Le aziende non devono semplicemente riversare sui giovani ciò che esse vogliono da loro.

Con l’aspetto della quantità legata a salario e tempo di lavoro si devono comunque fare i conti, dal momento che anche ai giovani interessa anche avere i mezzi per soddisfare il lato materiale del benessere di vita?

Sì, ma l’aspetto salariale non è più sufficiente a motivare i ragazzi. Il salario certamente continua ad essere importante, soprattutto in Italia dove i giovani tendono ad essere pagati di meno rispetto a generazioni adulte e rispetto a coetanei di altri Paesi. Ma non è lo stipendio ciò che li ingaggia: anche se si offrono aumenti salariali se ne vanno.

E di solito ad andarsene sono i veri talenti. I giovani agiscono in difesa di fronte al rischio di essere sfrattati e, data la precarietà che hanno subito, si presentano con diffidenza nei colloqui di lavoro, dove chiedono quanto sarebbero pagati, per quante ore settimanali, se devono o meno lavorare anche nel fine di settimana.

Agiscono in difesa nel timore di trovarsi in un contesto che li sfrutta e che non dà loro il riconoscimento di base che si aspettano.

Ma ciò non basta. Bisogna andare incontro alla specifica novità che loro portano, bisogna che vedano l’investimento su di loro e la disponibilità del contesto aziendale di cambiare in funzione di quello che li farebbe rendere al meglio.

Tutto cambia quando ciò accade?

Quando scatta questo, i ragazzi non ragionano più in difesa ma in attacco, senza guardare all’orario di lavoro, lavorando anche nel fine settimana, perché superano la barriera di diffidenza ed entrano in un processo in cui vedono cose positive in cui si riconoscono e crea vantaggio all’azienda facendoli crescere. A quel punto i giovani diventano i migliori lavoratori possibili che un’azienda potrebbe avere.

Una recente ricerca ha rivelato una scarsa fedeltà dei lavoratori verso l’azienda: i giovani risentono di una tendenza più ampia?

Sì, ma dobbiamo anche non essere ipocriti: quando c’è stata la fedeltà dell’azienda verso i lavoratori? Mai. Il modello è assumere i giovani, poi licenziarli, prenderne altri. Tutto con contratti brevi, sottopagati. I giovani finora sono stati trattati così.

L’azienda si aspetta fedeltà dai giovani lavoratori?

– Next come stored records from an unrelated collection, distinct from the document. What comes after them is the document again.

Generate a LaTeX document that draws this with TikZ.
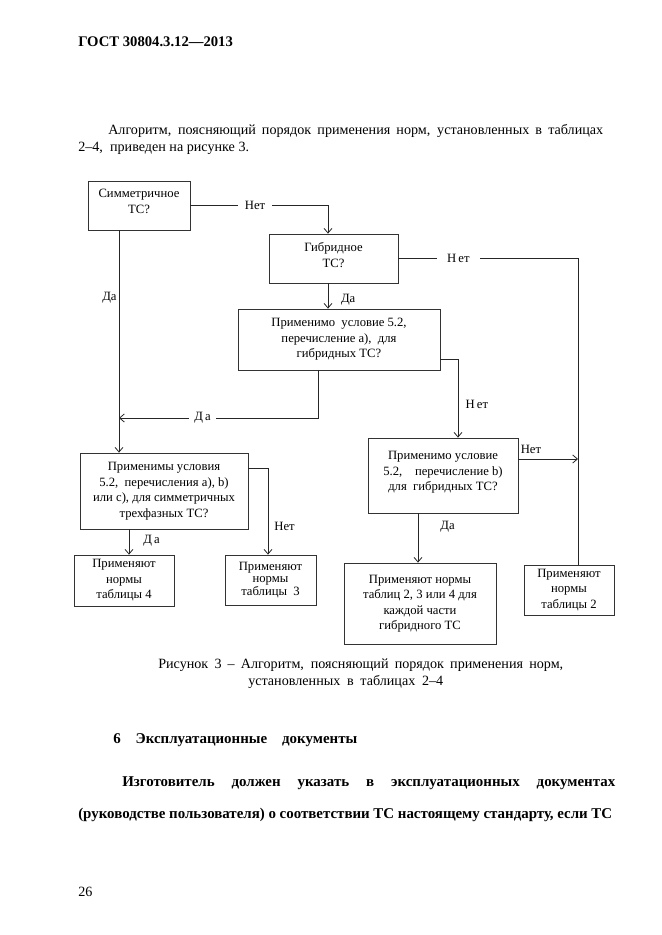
\documentclass[tikz,border=0pt]{standalone}
\usepackage{fontspec}
\setmainfont{Liberation Serif}
\usetikzlibrary{arrows.meta}

\begin{document}
\begin{tikzpicture}[x=0.75pt, y=-0.75pt,
  box/.style={draw=black!80, line width=0.6pt, align=center, inner sep=0pt,
    font=\fontsize{9.5pt}{11.6pt}\selectfont},
  lbl/.style={font=\fontsize{9.5pt}{11pt}\selectfont, inner sep=1.5pt},
  wire/.style={draw=black!85, line width=0.6pt},
  arr/.style={wire, -{Straight Barb[length=3.5pt,width=6pt]}},
  txt/.style={anchor=mid west, inner sep=0pt, font=\fontsize{10.6pt}{12pt}\selectfont},
  btxt/.style={txt, font=\fontsize{11.2pt}{13pt}\selectfont\bfseries}]

% page
\useasboundingbox (0,0) rectangle (661,935);
\fill[white] (0,0) rectangle (661,935);

% text above the figure
\node[btxt, font=\fontsize{11pt}{13pt}\selectfont\bfseries] (head) at (78,43) {ГОСТ 30804.3.12—2013};
\node[txt] (par1) at (108,131) {\makebox[371.25pt][s]{Алгоритм, поясняющий порядок применения норм, установленных в таблицах}};
\node[txt] (par2) at (78,148) {2–4,\ \ приведен на рисунке 3.};

% the boxes of the algorithm (the rule at the end lifts the text a little)
\node[box, minimum width=76.5pt, minimum height=36.75pt] (sym) at (139,205.5) {Симметричное\\ТС?\rule[-6pt]{0pt}{0pt}};
\node[box, minimum width=96.75pt, minimum height=36.75pt] (hyb) at (333.5,258.5) {Гибридное\\ТС?\rule[-5.25pt]{0pt}{0pt}};
\node[box, minimum width=151.5pt, minimum height=45.75pt] (conda) at (339,339.5) {Применимо\ \ условие 5.2,\\перечисление а),\ \ для\\гибридных ТС?};
\node[box, minimum width=126pt, minimum height=57pt] (symc) at (164,491) {Применимы условия\\5.2,\ \ перечисления а), b)\\или с), для симметричных\\трехфазных ТС?};
\node[box, minimum width=112.5pt, minimum height=56.25pt] (condb) at (443,475.5) {Применимо условие\\5.2,\quad перечисление b)\\для\ \ гибридных ТС?\rule[-6.75pt]{0pt}{0pt}};
\node[box, minimum width=67.5pt, minimum height=37.5pt] (tab2) at (569,590) {Применяют\\нормы\\таблицы 2};
\node[box, minimum width=114pt, minimum height=60.75pt] (tab234) at (420,603.5) {Применяют нормы\\таблиц 2, 3 или 4 для\\каждой части\\гибридного ТС};
\node[box, minimum width=75pt, minimum height=38.25pt] (tab4) at (124,580.5) {Применяют\\нормы\\таблицы 4};
\node[box, minimum width=68.25pt, minimum height=37.5pt, font=\fontsize{9.5pt}{8.8pt}\selectfont] (tab3) at (270.5,580) {Применяют\\нормы\\таблицы\ \ 3};

% points where the connectors leave the boxes
\coordinate (symS) at ([xshift=-15pt]sym.south);
\coordinate (hybN) at ([xshift=-4.125pt]hyb.north);
\coordinate (hybS) at ([xshift=-4.125pt]hyb.south);
\coordinate (condaS) at ([xshift=-15.75pt]conda.south);
\coordinate (condaE) at ([yshift=-14.625pt]conda.east);
\coordinate (join) at (119,418);
\coordinate (condbN) at ([xshift=11.25pt]condb.north);
\coordinate (condbE) at ([yshift=12.375pt]condb.east);
\coordinate (condbS) at ([xshift=-18.75pt]condb.south);
\coordinate (tab2N) at ([xshift=6.75pt]tab2.north);
\coordinate (symcE) at ([yshift=17.25pt]symc.east);
\coordinate (symcS) at ([xshift=-26.25pt]symc.south);
\coordinate (tab3N) at ([xshift=-1.875pt]tab3.north);

% connectors
\draw[arr] (sym.east) -| node[lbl, pos=0.235, fill=white, inner xsep=5pt] {Нет} (hybN);
\draw[wire] (hyb.east) -| node[lbl, pos=0.167, fill=white, inner xsep=8pt] {Н\,ет} (tab2N);
\draw[arr] (hybS) -- node[lbl, pos=0.65, anchor=west, xshift=8pt] {Да} (hybS |- conda.north);
\draw[arr] (symS) -- node[lbl, pos=0.305, anchor=east] {Да} (symS |- symc.north);
\draw[arr] (condaS) |- node[lbl, pos=0.79, fill=white, inner xsep=4pt] {Д\,а} (join);
\draw[arr] (condaE) -| node[lbl, pos=0.79, anchor=west, xshift=4pt] {Н\,ет} (condbN);
\draw[arr] (condbE) -- node[lbl, pos=0, anchor=south west, yshift=2pt] {Нет} (tab2N |- condbE);
\draw[arr] (symcE) -| node[lbl, pos=0.84, anchor=west, xshift=3pt] {Нет} (tab3N);
\draw[arr] (symcS) -- node[lbl, pos=0.46, anchor=west, xshift=9pt] {Д\,а} (symcS |- tab4.north);
\draw[arr] (condbS) -- node[lbl, pos=0.28, anchor=west, xshift=15pt] {Да} (condbS |- tab234.north);

% caption and the text below
\node[txt] (cap1) at (158,665) {\makebox[303.75pt][s]{Рисунок 3 – Алгоритм, поясняющий порядок применения норм,}};
\node[txt] (cap2) at (248,682) {\makebox[146.25pt][s]{установленных в таблицах 2–4}};
\node[btxt] (sec) at (113,740) {\makebox[183pt][s]{6 Эксплуатационные документы}};
\node[btxt] (bp1) at (122,783) {\makebox[369.75pt][s]{Изготовитель должен указать в эксплуатационных документах}};
\node[btxt] (bp2) at (78,815) {\makebox[400.5pt][s]{(руководстве пользователя) о соответствии ТС настоящему стандарту, если ТС}};
\node[txt] (pg) at (78,893) {26};
\end{tikzpicture}
\end{document}
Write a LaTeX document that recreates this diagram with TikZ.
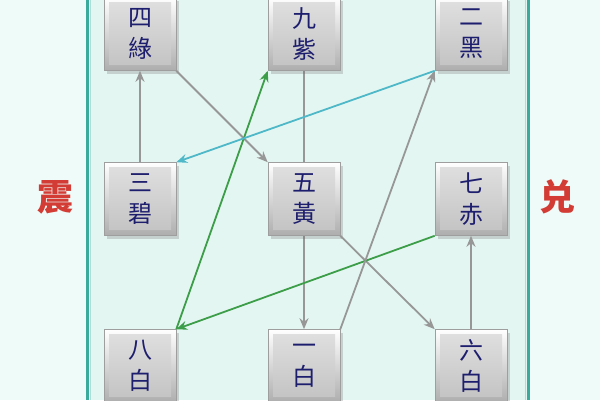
\documentclass[tikz,border=0pt]{standalone}
\usepackage{fontspec}
\newfontfamily\cjk{Noto Sans CJK SC}
\usetikzlibrary{arrows.meta,shadows}
\definecolor{outerbg}{HTML}{EFFBF9}
\definecolor{panelbg}{HTML}{E4F6F2}
\definecolor{tealline}{HTML}{3AAA9C}
\definecolor{navytext}{HTML}{1E1E6E}
\definecolor{grayarrow}{HTML}{979797}
\definecolor{greenarrow}{HTML}{3C9E48}
\definecolor{cyanarrow}{HTML}{4EB8C8}
\definecolor{redlabel}{HTML}{D23C34}
\pgfdeclarelayer{bg}
\pgfsetlayers{bg,main}
\tikzset{
  starbox/.style={rectangle, minimum width=72pt, minimum height=73pt, inner sep=0pt,
    top color=white, bottom color=black!32, draw=black!38, line width=0.6pt,
    drop shadow={shadow xshift=3pt, shadow yshift=-3pt, opacity=0.25, fill=black!60},
    path picture={\shade[top color=black!12, bottom color=black!24]
      ([shift={(5,5)}]path picture bounding box.north west) rectangle
      ([shift={(-5,-6)}]path picture bounding box.south east);},
    font=\cjk\fontsize{24}{31}\selectfont, text=navytext, align=center},
  flowarrow/.style={line width=1.8pt, -{Stealth[length=11pt,width=9pt]}},
  grayflow/.style={flowarrow, draw=grayarrow},
  greenflow/.style={flowarrow, draw=greenarrow},
  cyanflow/.style={flowarrow, draw=cyanarrow},
  sidelabel/.style={font=\cjk\bfseries\fontsize{36}{40}\selectfont, text=redlabel}
}
\begin{document}
\begin{tikzpicture}[x=1pt,y=-1pt]
\useasboundingbox (0,0) rectangle (600,400);
\begin{pgfonlayer}{bg}
  \fill[outerbg] (0,0) rectangle (600,400);
  \fill[panelbg] (86,0) rectangle (530,400);
  \draw[tealline, line width=3pt] (87.5,0) -- (87.5,400);
  \draw[tealline!40, line width=1.5pt] (90.5,0) -- (90.5,400);
  \draw[tealline, line width=3pt] (528.5,0) -- (528.5,400);
  \draw[tealline!40, line width=1.5pt] (525.5,0) -- (525.5,400);
\end{pgfonlayer}

\node[starbox] (n4) at (140,34) {四\\綠};
\node[starbox] (n9) at (304,34) {九\\紫};
\node[starbox] (n2) at (471,34) {二\\黑};
\node[starbox] (n3) at (140,199) {三\\碧};
\node[starbox] (n5) at (304,199) {五\\黃};
\node[starbox] (n7) at (471,199) {七\\赤};
\node[starbox] (n8) at (140,366) {八\\白};
\node[starbox] (n1) at (304,366) {一\\白};
\node[starbox] (n6) at (471,366) {六\\白};

\node[sidelabel] (zhen) at (55,197) {震};
\node[sidelabel] (dui) at (557,197) {兑};

\begin{pgfonlayer}{bg}
  \draw[grayflow] (n9.south) -- (n1.north);
\end{pgfonlayer}
\draw[grayflow] (n3.north) -- (n4.south);
\draw[grayflow] (n4.south east) -- (n5.north west);
\draw[grayflow] (n5.south east) -- (n6.north west);
\draw[grayflow] (n6.north) -- (n7.south);
\draw[greenflow] (n7.south west) -- (n8.north east);
\draw[greenflow] (n8.north east) -- (n9.south west);
\draw[grayflow] (n1.north east) -- (n2.south west);
\draw[cyanflow] (n2.south west) -- (n3.north east);
\end{tikzpicture}
\end{document}
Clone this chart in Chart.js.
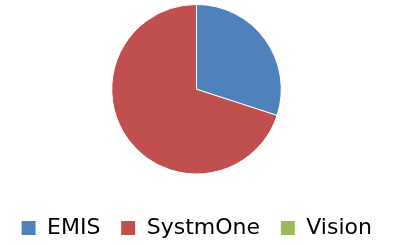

Finora li ha usati come manodopera a basso costo di cui disfarsi facilmente, con tutto un mercato del lavoro andato in questa direzione creando precarietà ai giovani. Ciò ha creato un’elevata diffidenza dei giovani verso le imprese. Di per sé i giovani restano in azienda se si trovano bene sotto vari punti di vista. Se le esperienze sono positive, se capiscono che un’azienda è autenticamente disposta a valorizzarli e a metterli in condizione di dare il meglio di sé allora rimangono.

Anche per questo le aziende riferiscono che nei colloqui di lavoro aumenta il potere negoziale dei giovani?

Esattamente, e le aziende hanno grande timore di ciò, che le spiazza e le impaurisce. Finora ad avere il coltello dalla parte del manico erano le aziende, ora la situazione si è ribaltata: i giovani sono di meno, quelli ben preparati sono una risorsa preziosa per le transizioni digitale e ambientale in corso e sono loro a decidere dove andare.

Quanto la situazione demografica peggiorerà la situazione?

Non abbiamo mai vissuto un momento demografico come questo. I giovani sono sempre stati un bene largamente disponibile all’interno della società e dell’economia del passato. Cresce il numero di lavoratori maturi mentre i giovani sono in forte contrazione.

Se non si inverte la tendenza sia valorizzando meglio i ragazzi e sia mettendoli in condizione di realizzarsi in percorsi formativi, professionali e di vita (con redditi adeguati e possibilità di conciliazione tra lavoro e famiglia) sprechiamo i pochi che abbiamo con la conseguenza che rinuncino al lavoro con effetti sulla possibilità di metter su famiglia facendo dei figli. O emigreranno facendo crescere altri Paesi europei.